The global economy is expected to contract by 4.3 per cent this year, hit hard by the coronavirus pandemic, which will wipe out global output worth over USD 6 trillion, a UN report said on Tuesday. Output in India is expected to shrink by 5.9 per cent in 2020, before rebounding to 3.9 per cent the next year, it added. The lockdown has parachuted economists into unfamiliar territory, as the current situation is not like a war economy nor is it traditional supply-side constraints or a financial crisis threatening banking sector, said the UNCTAD 'Trade and Development Report 2020 - From global pandemic to prosperity for all: Avoiding another lost decade'.

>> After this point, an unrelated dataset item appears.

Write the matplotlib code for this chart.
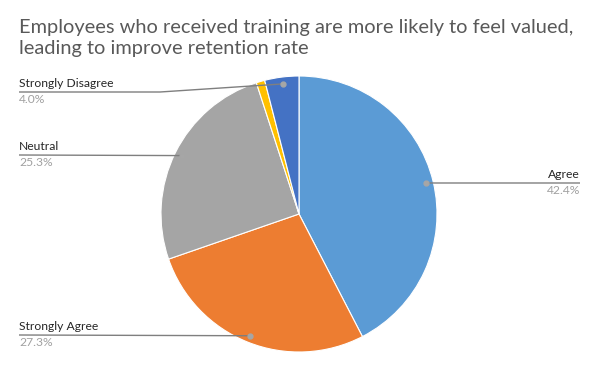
import numpy as np
import matplotlib.pyplot as plt

plt.rcParams['font.family'] = ['Lato', 'DejaVu Sans']

labels = ['Agree', 'Strongly Agree', 'Neutral', 'Disagree', 'Strongly Disagree']
values = [42.4, 27.3, 25.3, 1.0, 4.0]
colors = ['#5B9BD5', '#ED7D31', '#A5A5A5', '#FFC000', '#4472C4']
show_label = [True, True, True, False, True]

# where the label text sits (figure pixels from top-left) and how it is aligned
label_pos = {
    'Agree': (580, 183, 'right'),
    'Strongly Agree': (19, 335, 'left'),
    'Neutral': (19, 155, 'left'),
    'Strongly Disagree': (19, 92, 'left'),
}

W, H = 600, 371
cx, cy, R = 299, 214, 138


def px(x, y):
    # figure pixel (top-left origin) -> data coords with pie radius 1
    return (x - cx) / R, (cy - y) / R


fig = plt.figure(figsize=(6, 3.71), dpi=100)
ax = fig.add_axes([0, 0, 1, 1])

wedges, _ = ax.pie(values, colors=colors, startangle=90, counterclock=False,
                   radius=1, wedgeprops=dict(edgecolor='white', linewidth=0.8))
ax.set_aspect('auto')
ax.set_xlim(-cx / R, (W - cx) / R)
ax.set_ylim(-(H - cy) / R, cy / R)
ax.axis('off')

for w, lab, show, v in zip(wedges, labels, show_label, values):
    if not show:
        continue
    mid = np.deg2rad((w.theta1 + w.theta2) / 2)
    dx, dy = 0.95 * np.cos(mid), 0.95 * np.sin(mid)
    tx, ty, ha = label_pos[lab]
    lx, ly = px(tx, ty)
    if lab == 'Strongly Disagree':
        bend = px(tx + 141, ty)[0]
        xs, ys = [lx, bend, dx], [ly, ly, dy]
    else:
        xs, ys = [lx, dx], [ly, dy]
    ax.plot(xs, ys, color='#7F7F7F', lw=1, solid_capstyle='butt')
    ax.plot(dx, dy, 'o', color='#A6A6A6', ms=3.5, mec='#A6A6A6')
    ax.text(lx, px(tx, ty - 3)[1], lab, ha=ha, va='bottom', fontsize=8.7,
            color='#262626')
    ax.text(lx, px(tx, ty + 2)[1], f'{v:.1f}%', ha=ha, va='top', fontsize=8.7,
            color='#A0A0A0')

fig.text(19 / W, 1 - 19 / H,
         'Employees who received training are more likely to feel valued,\nleading to improve retention rate',
         ha='left', va='top', fontsize=14.4, color='#595959', linespacing=1.3)

fig.savefig('out.png', dpi=100)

"In a global health crisis, putting lives before profits has triggered a series of simultaneous and mutually reinforcing supply, demand and financial shocks. "In the wake of these shocks the global economy will contract by an estimated 4.3 per cent this year, leaving global output by year's end over USD 6 trillion short (in current US dollars) of what economists had expected it to be before the Covid-19 pathogen began to spread," said the UNCTAD report.
The global economy had entered dangerous waters by late 2019 and the growth was slowing across all regions with a number of economies contracting in the final quarter. There was a widely shared expectation that things would improve in 2020, led by an expected rebound in the large emerging economies, with global growth returning to its long-run potential in 2021. In short, the world is grappling with the equivalent of a complete wipeout of the Brazilian, Indian and Mexican economies, it said. Trade will shrink by around one-fifth this year, foreign direct investment flows by up to 40 per cent and remittances will drop by over USD 100 billion, it added.
The biggest falls in output will be in the developed world, with some likely to register a double-digit decline, the UN report said. "But the greatest economic and social damage will be in the developing world where levels of informality are high, there is continued reliance on a few commodities or tourism as a source of foreign exchange, and fiscal and policy space is limited," it warned.
The report expects Latin America to be hit with 7.6 per cent drop in output and more declines, possibly in double digits, for largest economies such as Argentina and Mexico. This contrasts with East Asia, where growth will remain in positive territory, albeit much lower than in 2019. China, for example, is expected to grow at 1.3 per cent. Output in India is expected to shrink by 5.9 per cent in 2020, before rebounding to 3.9 per cent the next year, it said.
"Next year will likely see a rebound. However, it will be uneven within and across countries and uncertainty will persist," UNCTAD Secretary-General Mukhisa Kituyi said in the report. Unemployment will be on an upward trend, more and more companies will be facing the threat of bankruptcy; supply chains will be fragile; confidence will be shaken and demand will be weak, Kituyi said.
"In this condition, the wrong policy steps - and ignoring the experience of the last decade - could trigger further shocks which would not only derail recovery but could usher in a lost decade," the official added. Kituyi said the global economic crisis caused by COVID-19 throws up a stark choice — continue misguided policy choices or collectively chart a new path that leads from recovery to a more resilient, more equal and more environmentally sustainable world in line with the ambition of the 2030 Agenda for Sustainable Development.
"Neither path is preordained. Building a better world is a matter of conviction and collective action. The lives of future generations and of the planet itself will depend on the choices we all take over the coming months," he said. ? Despite massive relief packages adopted by advanced economies and the medical community coming together in search of a vaccine, "uncertainty abounds" and "anxiety persists", the report said.
Additional waves of infection and death cannot be ruled out, it added. The UN trade body said the overall impact on employment this year due to lockdown, temporary relief and return to work is difficult to gauge.
It expects about 90-120 million people to be pushed into extreme poverty in the developing world. Hunger and malnutrition are certain to follow and income gaps will widen everywhere.
"These developments point toward a massive uptick in sickness and death," it added. Hope of a rapid economic bounce-back from a scientific breakthrough — in the form of an effective and widely available vaccine — cannot blind us to other man-made dangers ahead, the report said.
If governments opt for premature fiscal tightening in an attempt to bring down public debt and businesses adopt an aggressive cost-cutting strategy in an attempt to boost exports, the recovery will likely fizzle out, with a double-dip recession a real possibility in many countries in 2022, it added.